Question

At 250°C an equilibrium mixture of SbCl3(g), Cl2(g), and SbCl5(g) has the partial pressures 0.670 bar, 0.438 bar, and 0.228 bar, respectively. Calculate the new equilibrium pressures if the volume of the reaction vessel is doubled.

Answer 1

To calculate the new equilibrium pressures when the volume of the reaction vessel is doubled, divide each partial pressure by 2. Therefore, the new equilibrium pressures will be 0.335 bar for SbCl3, 0.219 bar for Cl2, and 0.114 bar for SbCl5.

Step-by-step explanation:

To calculate the new equilibrium pressures when the volume of the reaction vessel is doubled, we can use the ideal gas law and the concept of partial pressures.
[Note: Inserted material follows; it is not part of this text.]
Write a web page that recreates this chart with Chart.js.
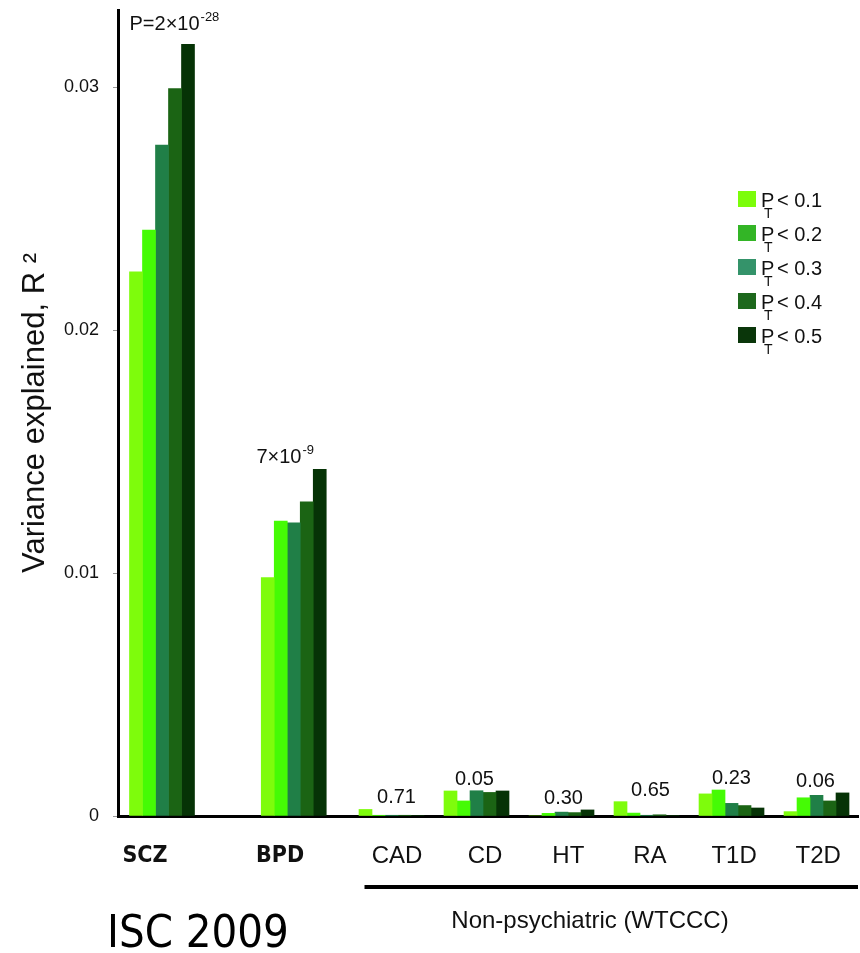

According to the equation provided, SbCl5 (g) ⇌ SbCl3 (g) + Cl2 (g), we have the partial pressures of SbCl3, Cl2, and SbCl5 as 0.670 bar, 0.438 bar, and 0.228 bar, respectively, at 250°C. When the volume is doubled, the pressure is halved, so each partial pressure will be divided by 2. Therefore, the new equilibrium pressures will be 0.335 bar for SbCl3, 0.219 bar for Cl2, and 0.114 bar for SbCl5.